Les acteurs qui ont maintenu leur service pendant le confinement espèrent que les utilisateurs s’en souviendront. Pour Dott (trottinettes partagées à Bruxelles et Liège), c’est une forme de marketing au moment où les transports en commun sont regardés avec suspicion. ” Pour ceux qui n’ont pas envie de prendre leur voiture, c’est le meilleur outil “, assure Zaïna Risaci, marketing manager pour la Belgique.

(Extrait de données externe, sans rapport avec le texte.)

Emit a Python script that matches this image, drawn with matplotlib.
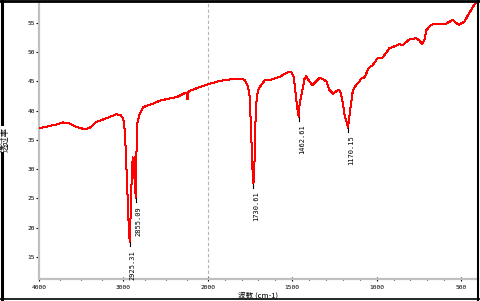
import matplotlib
matplotlib.use("Agg")
import matplotlib.pyplot as plt
import numpy as np
from matplotlib.lines import Line2D
from matplotlib.ticker import FixedLocator

# IR spectrum (wavenumber cm-1, transmittance %)
wavenumber = [4000, 3900, 3800, 3720, 3640, 3550, 3456, 3396, 3317, 3199,
              3080, 3033, 3002, 2982, 2965, 2950, 2938, 2925, 2912, 2902,
              2890, 2880, 2870, 2862, 2855, 2845, 2835, 2813, 2766, 2650,
              2568, 2450, 2370, 2272, 2250, 2245, 2240, 2235, 2213, 2100,
              2000, 1929, 1830, 1781, 1762, 1752, 1742, 1735, 1730, 1724,
              1718, 1712, 1706, 1699, 1663, 1624, 1574, 1525, 1505, 1492,
              1482, 1472, 1462, 1456, 1440, 1427, 1417, 1401, 1381, 1358,
              1338, 1319, 1298, 1279, 1259, 1230, 1216, 1204, 1190, 1170,
              1157, 1141, 1121, 1102, 1092, 1072, 1047, 1023, 994, 964,
              924, 885, 865, 846, 806, 767, 747, 731, 717, 707,
              678, 648, 589, 550, 515, 481, 452, 422, 406]
transmittance = [37.0, 37.3, 37.6, 38.0, 37.8, 37.2, 36.8, 37.1, 38.1, 38.7,
                 39.4, 39.2, 38.7, 36.4, 30.5, 25.0, 20.5, 17.5, 23.5, 28.5,
                 32.0, 28.5, 32.0, 28.0, 25.0, 33.0, 37.8, 39.3, 40.6, 41.2,
                 41.7, 42.1, 42.3, 43.0, 43.1, 42.0, 42.0, 43.1, 43.4, 44.0,
                 44.5, 45.1, 45.5, 45.3, 44.1, 42.4, 35.0, 29.5, 27.5, 31.0,
                 38.0, 41.5, 43.0, 43.8, 45.2, 45.3, 45.8, 46.6, 46.6, 45.8,
                 43.5, 40.7, 38.9, 41.3, 43.5, 45.5, 45.9, 45.1, 44.4, 45.0,
                 45.6, 45.4, 45.0, 43.5, 42.9, 43.5, 43.4, 41.8, 39.3, 37.1,
                 40.1, 43.5, 44.4, 45.0, 45.5, 45.7, 47.3, 47.8, 49.0, 49.1,
                 50.7, 51.1, 51.4, 51.2, 52.2, 52.4, 52.0, 51.4, 52.1, 53.7,
                 54.7, 54.8, 54.9, 55.5, 54.7, 55.2, 56.7, 58.1, 58.8]

peak_pos = [2925, 2855, 1730, 1462, 1170]
peak_val = [17.5, 25.0, 27.5, 38.9, 37.1]
peak_labels = ["2925.31", "2855.09", "1730.61", "1462.61", "1170.15"]

xticks = [4000, 3000, 2000, 1500, 1000, 500]
yticks = [15, 20, 25, 30, 35, 40, 45, 50, 55]


def fwd(x):
    x = np.asarray(x, dtype=float)
    return np.where(x <= 2000, x, 2000 + (x - 2000) / 2)


def inv(u):
    u = np.asarray(u, dtype=float)
    return np.where(u <= 2000, u, 2000 + (u - 2000) * 2)


fig = plt.figure(figsize=(4.81, 3.01), dpi=100)
ax = fig.add_axes([39 / 481, 22 / 301, 439 / 481, 276.5 / 301])
ax.set_xscale("function", functions=(fwd, inv))
ax.set_xlim(4000, 400)
ax.set_ylim(11.2, 58.5)

ax.plot(wavenumber, transmittance, color="#ff0000", lw=0.72, antialiased=False, zorder=3)
ax.axvline(2000, color="#b4b4b4", lw=0.8, dashes=(3, 2), zorder=1)

for w, v, lab in zip(peak_pos, peak_val, peak_labels):
    ax.plot([w, w], [v, v - 0.7], color="black", lw=0.8, zorder=4)
    ax.text(w, v - 1.3, lab, rotation=90, ha="left", va="top",
            fontsize=5, family="DejaVu Sans Mono")

for s in ["top", "right"]:
    ax.spines[s].set_visible(False)
for s in ["left", "bottom"]:
    ax.spines[s].set_color("#c0c0c0")
    ax.spines[s].set_linewidth(1.6)

ax.xaxis.set_major_locator(FixedLocator(xticks))
ax.set_xticklabels([str(t) for t in xticks])
minor_x = [3750, 3500, 3250, 2750, 2500, 2250] + [m for m in range(1900, 500, -100) if m % 500]
ax.xaxis.set_minor_locator(FixedLocator(minor_x))
ax.set_yticks(yticks)
ax.set_yticklabels([str(t) for t in yticks])
ax.tick_params(axis="x", which="major", direction="inout", length=3, width=0.8,
               labelsize=4.5, pad=2.5)
ax.tick_params(axis="x", which="minor", direction="inout", length=2, width=0.8)
ax.tick_params(axis="y", which="major", direction="out", length=2, width=0.8,
               labelsize=4.5, pad=1)
for lab in ax.get_xticklabels() + ax.get_yticklabels():
    lab.set_family("DejaVu Sans Mono")

fig.text(258 / 481, 1 - 295.5 / 301, "波数 (cm-1)", ha="center", va="center",
         fontsize=5.5, family=["Noto Sans CJK SC", "DejaVu Sans"])
fig.text(5 / 481, 1 - 139 / 301, "透过率", ha="center", va="center", rotation=90,
         fontsize=6, family=["Noto Sans CJK SC", "DejaVu Sans"],
         bbox=dict(facecolor="white", edgecolor="none", pad=0), zorder=5)

# black frame around the whole picture
fig.add_artist(Line2D([1.5 / 481, 1.5 / 481], [0, 1], color="black", lw=2.2,
                      transform=fig.transFigure, zorder=4))
fig.add_artist(Line2D([0, 1], [1 - 1.3 / 301, 1 - 1.3 / 301], color="black", lw=2.0,
                      transform=fig.transFigure))
fig.add_artist(Line2D([478.3 / 481, 478.3 / 481], [0, 1], color="black", lw=1.5,
                      transform=fig.transFigure))
fig.add_artist(Line2D([0, 1], [1 - 299 / 301, 1 - 299 / 301], color="black", lw=1.2,
                      transform=fig.transFigure))

fig.savefig("out.png", dpi=100)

Reste à voir si les véhicules partagés ne vont pas subir la même méfiance sanitaire qui touche les bus ou les trains. ” C’est tout de même mieux qu’un métro bondé “, déclare Michaël Grandfils, de Lab Box. Il y a moyen de gérer la situation avec des lingettes et du gel. Et de citer une enquête, plutôt rassurante, commanditée par D’Ieteren Auto. Menée auprès de 1.300 personnes en avril, elle indique que 40% des répondants se disent prêts à utiliser davantage les voitures partagées. Puis scrute la Chine, qui a déconfiné avant nous, et semble en pincer pour l’auto partagée.

(*) Cambio est une initiative de l’ASBL Taxistop, organisée en trois sociétés, pour la Flandre, la Wallonie et Bruxelles. La Stib est actionnaire à 49% de Cambio Bruxelles, De Lijn possède 65% de Cambio en Flandre, les TEC, 25% de l’activité wallonne.